Blog Eight, September 26, 2025
Nature’s Display of Wisdom
“And God gave Solomon wisdom and understanding beyond measure, and breadth of mind like the sand on the seashore, so that Solomon's wisdom surpassed the wisdom of all the people of the east and all the wisdom of Egypt. For he was wiser than all other men, wiser than Ethan the Ezrahite, and Heman, Calcol, and Darda, the sons of Mahol, and his fame was in all the surrounding nations. He also spoke 3,000 proverbs, and his songs were 1,005. He spoke of trees, from the cedar that is in Lebanon to the hyssop that grows out of the wall. He spoke also of beasts, and of birds, and of reptiles, and of fish.” (1 Kings 4:29-33 ESV, emphasis added)

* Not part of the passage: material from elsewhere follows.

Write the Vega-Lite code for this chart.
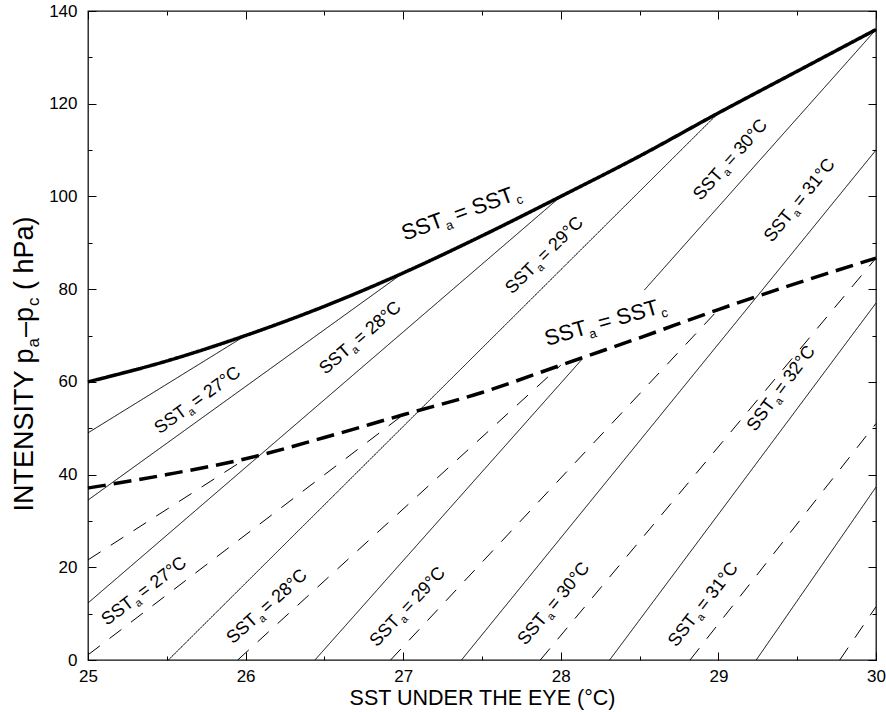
{
  "$schema": "https://vega.github.io/schema/vega-lite/v6.json",
  "width": 788,
  "height": 649,
  "autosize": {"type": "none"},
  "padding": {"left": 88, "top": 11, "right": 10, "bottom": 52},
  "background": "white",
  "config": {
    "view": {"stroke": "#111", "strokeWidth": 1.3},
    "font": "Liberation Sans",
    "text": {"font": "Liberation Sans", "color": "black"}
  },
  "datasets": {
    "thin": [
      {"id": "s26", "kind": "thin", "x": 25, "y": 49}, {"id": "s26", "kind": "thin", "x": 26, "y": 70},
      {"id": "s27", "kind": "thin", "x": 25, "y": 34.5}, {"id": "s27", "kind": "thin", "x": 27, "y": 83.5},
      {"id": "s28", "kind": "thin", "x": 25, "y": 12.3}, {"id": "s28", "kind": "thin", "x": 28, "y": 100},
      {"id": "s29", "kind": "thin", "x": 25.51, "y": 0}, {"id": "s29", "kind": "thin", "x": 29, "y": 118},
      {"id": "s30a", "kind": "thin", "x": 26.44, "y": 0}, {"id": "s30a", "kind": "thin", "x": 28.13, "y": 64.7},
      {"id": "s30b", "kind": "thin", "x": 28.53, "y": 79.8}, {"id": "s30b", "kind": "thin", "x": 30, "y": 136},
      {"id": "s31", "kind": "thin", "x": 27.37, "y": 0}, {"id": "s31", "kind": "thin", "x": 30, "y": 110},
      {"id": "s32", "kind": "thin", "x": 28.31, "y": 0}, {"id": "s32", "kind": "thin", "x": 30, "y": 77},
      {"id": "s33", "kind": "thin", "x": 29.24, "y": 0}, {"id": "s33", "kind": "thin", "x": 30, "y": 37.3},
      {"id": "d26", "kind": "thindash", "x": 25, "y": 21.6}, {"id": "d26", "kind": "thindash", "x": 26, "y": 43.4},
      {"id": "d27", "kind": "thindash", "x": 25, "y": 1.1}, {"id": "d27", "kind": "thindash", "x": 27, "y": 52.9},
      {"id": "d28", "kind": "thindash", "x": 25.95, "y": 0}, {"id": "d28", "kind": "thindash", "x": 28, "y": 63.6},
      {"id": "d29", "kind": "thindash", "x": 26.92, "y": 0}, {"id": "d29", "kind": "thindash", "x": 29, "y": 75.6},
      {"id": "d30", "kind": "thindash", "x": 27.87, "y": 0}, {"id": "d30", "kind": "thindash", "x": 30, "y": 86.7},
      {"id": "d31", "kind": "thindash", "x": 28.82, "y": 0}, {"id": "d31", "kind": "thindash", "x": 30, "y": 51},
      {"id": "d32", "kind": "thindash", "x": 29.77, "y": 0}, {"id": "d32", "kind": "thindash", "x": 30, "y": 11.5}
    ],
    "thick": [
      {"id": "ts", "kind": "thick", "x": 25, "y": 60}, {"id": "ts", "kind": "thick", "x": 25.5, "y": 64.5},
      {"id": "ts", "kind": "thick", "x": 26, "y": 70}, {"id": "ts", "kind": "thick", "x": 26.5, "y": 76.3},
      {"id": "ts", "kind": "thick", "x": 27, "y": 83.5}, {"id": "ts", "kind": "thick", "x": 27.5, "y": 91.5},
      {"id": "ts", "kind": "thick", "x": 28, "y": 100}, {"id": "ts", "kind": "thick", "x": 28.5, "y": 108.7},
      {"id": "ts", "kind": "thick", "x": 29, "y": 118}, {"id": "ts", "kind": "thick", "x": 29.5, "y": 127},
      {"id": "ts", "kind": "thick", "x": 30, "y": 136},
      {"id": "td", "kind": "thickdash", "x": 25, "y": 37.1}, {"id": "td", "kind": "thickdash", "x": 25.5, "y": 40},
      {"id": "td", "kind": "thickdash", "x": 26, "y": 43.4}, {"id": "td", "kind": "thickdash", "x": 26.5, "y": 48},
      {"id": "td", "kind": "thickdash", "x": 27, "y": 52.9}, {"id": "td", "kind": "thickdash", "x": 27.5, "y": 57.7},
      {"id": "td", "kind": "thickdash", "x": 28, "y": 63.6}, {"id": "td", "kind": "thickdash", "x": 28.5, "y": 69.5},
      {"id": "td", "kind": "thickdash", "x": 29, "y": 75.6}, {"id": "td", "kind": "thickdash", "x": 29.5, "y": 81.3},
      {"id": "td", "kind": "thickdash", "x": 30, "y": 86.7}
    ],
    "upper": [
      {"sst": 27, "x": 25.635, "y": 53.1, "post": "= 27°C"},
      {"sst": 28, "x": 26.675, "y": 66.4, "post": "= 28°C"},
      {"sst": 29, "x": 27.85, "y": 84.1, "post": "= 29°C"},
      {"sst": 30, "x": 29.036, "y": 104.6, "post": "= 30°C"},
      {"sst": 31, "x": 29.48, "y": 95.8, "post": "= 31°C"},
      {"sst": 32, "x": 29.366, "y": 55.2, "post": "= 32°C"}
    ],
    "lower": [
      {"sst": 27, "x": 25.298, "y": 11.9, "post": "= 27°C"},
      {"sst": 28, "x": 26.085, "y": 8.4, "post": "= 28°C"},
      {"sst": 29, "x": 26.986, "y": 8.2, "post": "= 29°C"},
      {"sst": 30, "x": 27.919, "y": 8.8, "post": "= 30°C"},
      {"sst": 31, "x": 28.87, "y": 8.6, "post": "= 31°C"}
    ],
    "big": [
      {"x": 27.265, "y": 93.6, "post": "= SST"},
      {"x": 28.173, "y": 70.3, "post": "= SST"}
    ]
  },
  "resolve": {
    "axis": {"x": "independent", "y": "independent"},
    "scale": {"angle": "independent"}
  },
  "layer": [
    {
      "data": {"name": "thin"},
      "mark": {"type": "line", "color": "black", "strokeWidth": 1},
      "encoding": {
        "x": {
          "field": "x", "type": "quantitative",
          "scale": {"domain": [25, 30], "nice": false, "zero": false},
          "axis": {
            "orient": "bottom",
            "values": [25, 25.5, 26, 26.5, 27, 27.5, 28, 28.5, 29, 29.5, 30],
            "format": ".0f",
            "domain": false, "grid": false,
            "tickColor": "black", "tickWidth": 1,
            "tickSize": {"condition": {"test": "datum.value % 1 === 0", "value": -8}, "value": -4},
            "labelExpr": "datum.value % 1 === 0 ? datum.label : ''",
            "labelFont": "Liberation Sans", "labelFontSize": 17, "labelColor": "black",
            "labelPadding": 16, "labelFlush": false, "labelOverlap": false, "labelBound": false,
            "title": "SST UNDER THE EYE (°C)",
            "titleFont": "Liberation Sans", "titleFontSize": 21.5, "titleFontWeight": "normal",
            "titleColor": "black", "titlePadding": -1
          }
        },
        "y": {
          "field": "y", "type": "quantitative",
          "scale": {"domain": [0, 140], "nice": false, "zero": false},
          "axis": {
            "orient": "left",
            "values": [0, 10, 20, 30, 40, 50, 60, 70, 80, 90, 100, 110, 120, 130, 140],
            "format": "d",
            "domain": false, "grid": false,
            "tickColor": "black", "tickWidth": 1,
            "tickSize": {"condition": {"test": "datum.value % 20 === 0", "value": -8}, "value": -4},
            "labelExpr": "datum.value % 20 === 0 ? datum.label : ''",
            "labelFont": "Liberation Sans", "labelFontSize": 17, "labelColor": "black",
            "labelPadding": 19, "labelFlush": false, "labelOverlap": false, "labelBound": false,
            "title": null
          }
        },
        "detail": {"field": "id"},
        "strokeDash": {
          "field": "kind", "type": "nominal",
          "scale": {"domain": ["thin", "thindash", "thick", "thickdash"], "range": [[1, 0], [15, 12], [1, 0], [18, 8]]},
          "legend": null
        }
      }
    },
    {
      "data": {"name": "thick"},
      "mark": {"type": "line", "color": "black", "strokeWidth": 3.5, "interpolate": "monotone"},
      "encoding": {
        "x": {"field": "x", "type": "quantitative", "axis": null},
        "y": {"field": "y", "type": "quantitative", "axis": null},
        "detail": {"field": "id"},
        "strokeDash": {
          "field": "kind", "type": "nominal",
          "scale": {"domain": ["thin", "thindash", "thick", "thickdash"], "range": [[1, 0], [15, 12], [1, 0], [18, 8]]},
          "legend": null
        }
      }
    },
    {
      "data": {"name": "upper"},
      "mark": {"type": "text", "text": "SST", "align": "right", "baseline": "alphabetic", "fontSize": 18},
      "encoding": {
        "x": {
          "field": "x", "type": "quantitative",
          "axis": {
            "orient": "top",
            "values": [25, 25.5, 26, 26.5, 27, 27.5, 28, 28.5, 29, 29.5, 30],
            "labels": false, "domain": false, "grid": false, "title": null,
            "tickColor": "black", "tickWidth": 1,
            "tickSize": {"condition": {"test": "datum.value % 1 === 0", "value": -8}, "value": -4}
          }
        },
        "y": {
          "field": "y", "type": "quantitative",
          "axis": {
            "orient": "right",
            "values": [0, 10, 20, 30, 40, 50, 60, 70, 80, 90, 100, 110, 120, 130, 140],
            "labels": false, "domain": false, "grid": false, "title": null,
            "tickColor": "black", "tickWidth": 1,
            "tickSize": {"condition": {"test": "datum.value % 20 === 0", "value": -8}, "value": -4}
          }
        },
        "angle": {"field": "sst", "type": "quantitative", "scale": {"domain": [27, 28, 29, 30, 31, 32], "range": [-36, -40.7, -44.8, -48.3, -51, -53.3], "nice": false, "zero": false}}
      }
    },
    {
      "data": {"name": "upper"},
      "mark": {"type": "text", "text": "a", "align": "left", "baseline": "alphabetic", "fontSize": 11, "dx": 1, "dy": 4},
      "encoding": {
        "x": {"field": "x", "type": "quantitative", "axis": null},
        "y": {"field": "y", "type": "quantitative", "axis": null},
        "angle": {"field": "sst", "type": "quantitative", "scale": {"domain": [27, 28, 29, 30, 31, 32], "range": [-36, -40.7, -44.8, -48.3, -51, -53.3], "nice": false, "zero": false}}
      }
    },
    {
      "data": {"name": "upper"},
      "mark": {"type": "text", "align": "left", "baseline": "alphabetic", "fontSize": 18, "dx": 10.5},
      "encoding": {
        "x": {"field": "x", "type": "quantitative", "axis": null},
        "y": {"field": "y", "type": "quantitative", "axis": null},
        "text": {"field": "post"},
        "angle": {"field": "sst", "type": "quantitative", "scale": {"domain": [27, 28, 29, 30, 31, 32], "range": [-36, -40.7, -44.8, -48.3, -51, -53.3], "nice": false, "zero": false}}
      }
    },
    {
      "data": {"name": "lower"},
      "mark": {"type": "text", "text": "SST", "align": "right", "baseline": "alphabetic", "fontSize": 18},
      "encoding": {
        "x": {"field": "x", "type": "quantitative", "axis": null},
        "y": {"field": "y", "type": "quantitative", "axis": null},
        "angle": {"field": "sst", "type": "quantitative", "scale": {"domain": [27, 28, 29, 30, 31], "range": [-37.2, -42.1, -46.9, -50.2, -51.9], "nice": false, "zero": false}}
      }
    },
    {
      "data": {"name": "lower"},
      "mark": {"type": "text", "text": "a", "align": "left", "baseline": "alphabetic", "fontSize": 11, "dx": 1, "dy": 4},
      "encoding": {
        "x": {"field": "x", "type": "quantitative", "axis": null},
        "y": {"field": "y", "type": "quantitative", "axis": null},
        "angle": {"field": "sst", "type": "quantitative", "scale": {"domain": [27, 28, 29, 30, 31], "range": [-37.2, -42.1, -46.9, -50.2, -51.9], "nice": false, "zero": false}}
      }
    },
    {
      "data": {"name": "lower"},
      "mark": {"type": "text", "align": "left", "baseline": "alphabetic", "fontSize": 18, "dx": 10.5},
      "encoding": {
        "x": {"field": "x", "type": "quantitative", "axis": null},
        "y": {"field": "y", "type": "quantitative", "axis": null},
        "text": {"field": "post"},
        "angle": {"field": "sst", "type": "quantitative", "scale": {"domain": [27, 28, 29, 30, 31], "range": [-37.2, -42.1, -46.9, -50.2, -51.9], "nice": false, "zero": false}}
      }
    },
    {
      "data": {"name": "big"},
      "mark": {"type": "text", "text": "SST", "align": "right", "baseline": "alphabetic", "fontSize": 22},
      "encoding": {
        "x": {"field": "x", "type": "quantitative", "axis": null},
        "y": {"field": "y", "type": "quantitative", "axis": null},
        "angle": {"field": "y", "type": "quantitative", "scale": {"domain": [70.3, 93.6], "range": [-16, -20], "nice": false, "zero": false}}
      }
    },
    {
      "data": {"name": "big"},
      "mark": {"type": "text", "text": "a", "align": "left", "baseline": "alphabetic", "fontSize": 13, "dx": 1, "dy": 5},
      "encoding": {
        "x": {"field": "x", "type": "quantitative", "axis": null},
        "y": {"field": "y", "type": "quantitative", "axis": null},
        "angle": {"field": "y", "type": "quantitative", "scale": {"domain": [70.3, 93.6], "range": [-16, -20], "nice": false, "zero": false}}
      }
    },
    {
      "data": {"name": "big"},
      "mark": {"type": "text", "align": "left", "baseline": "alphabetic", "fontSize": 22, "dx": 13},
      "encoding": {
        "x": {"field": "x", "type": "quantitative", "axis": null},
        "y": {"field": "y", "type": "quantitative", "axis": null},
        "text": {"field": "post"},
        "angle": {"field": "y", "type": "quantitative", "scale": {"domain": [70.3, 93.6], "range": [-16, -20], "nice": false, "zero": false}}
      }
    },
    {
      "data": {"name": "big"},
      "mark": {"type": "text", "text": "c", "align": "left", "baseline": "alphabetic", "fontSize": 13, "dx": 76, "dy": 5},
      "encoding": {
        "x": {"field": "x", "type": "quantitative", "axis": null},
        "y": {"field": "y", "type": "quantitative", "axis": null},
        "angle": {"field": "y", "type": "quantitative", "scale": {"domain": [70.3, 93.6], "range": [-16, -20], "nice": false, "zero": false}}
      }
    },
    {
      "data": {"values": [{}]},
      "mark": {"type": "text", "text": "INTENSITY p", "align": "right", "baseline": "alphabetic", "fontSize": 27, "angle": 270},
      "encoding": {
        "x": {"datum": 24.651, "type": "quantitative", "axis": null},
        "y": {"datum": 67.2, "type": "quantitative", "axis": null}
      }
    },
    {
      "data": {"values": [{}]},
      "mark": {"type": "text", "text": "a", "align": "left", "baseline": "alphabetic", "fontSize": 17, "angle": 270, "dx": 1, "dy": 6},
      "encoding": {
        "x": {"datum": 24.651, "type": "quantitative", "axis": null},
        "y": {"datum": 67.2, "type": "quantitative", "axis": null}
      }
    },
    {
      "data": {"values": [{}]},
      "mark": {"type": "text", "text": "–p", "align": "left", "baseline": "alphabetic", "fontSize": 27, "angle": 270, "dx": 11.5},
      "encoding": {
        "x": {"datum": 24.651, "type": "quantitative", "axis": null},
        "y": {"datum": 67.2, "type": "quantitative", "axis": null}
      }
    },
    {
      "data": {"values": [{}]},
      "mark": {"type": "text", "text": "c", "align": "left", "baseline": "alphabetic", "fontSize": 17, "angle": 270, "dx": 42.5, "dy": 6},
      "encoding": {
        "x": {"datum": 24.651, "type": "quantitative", "axis": null},
        "y": {"datum": 67.2, "type": "quantitative", "axis": null}
      }
    },
    {
      "data": {"values": [{}]},
      "mark": {"type": "text", "text": "( hPa)", "align": "left", "baseline": "alphabetic", "fontSize": 27, "angle": 270, "dx": 58.5},
      "encoding": {
        "x": {"datum": 24.651, "type": "quantitative", "axis": null},
        "y": {"datum": 67.2, "type": "quantitative", "axis": null}
      }
    }
  ]
}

Dr. Calvin Beisner of the Cornwall Alliance for the Stewardship of Creation stated that “Nature displays divine wisdom” in 2005. The biblical description of the wisdom God gave King Solomon provides evidence for the accuracy of Dr. Beisner’s statement – Solomon demonstrated knowledge of trees and plants, as well as beasts, birds, reptiles, and fish. In addition to songs and proverbs, his wisdom spanned botany and zoology. His was not just spiritual wisdom, but scientific knowledge also.
The majority of controversies in the natural realm are over issues related to living things, either the origin of life, whether by evolution or divine command, or environmental issues like energy or global climate change – issues that affect life, culture, and public policy. Science contentions inevitably rest on or near the issue of life.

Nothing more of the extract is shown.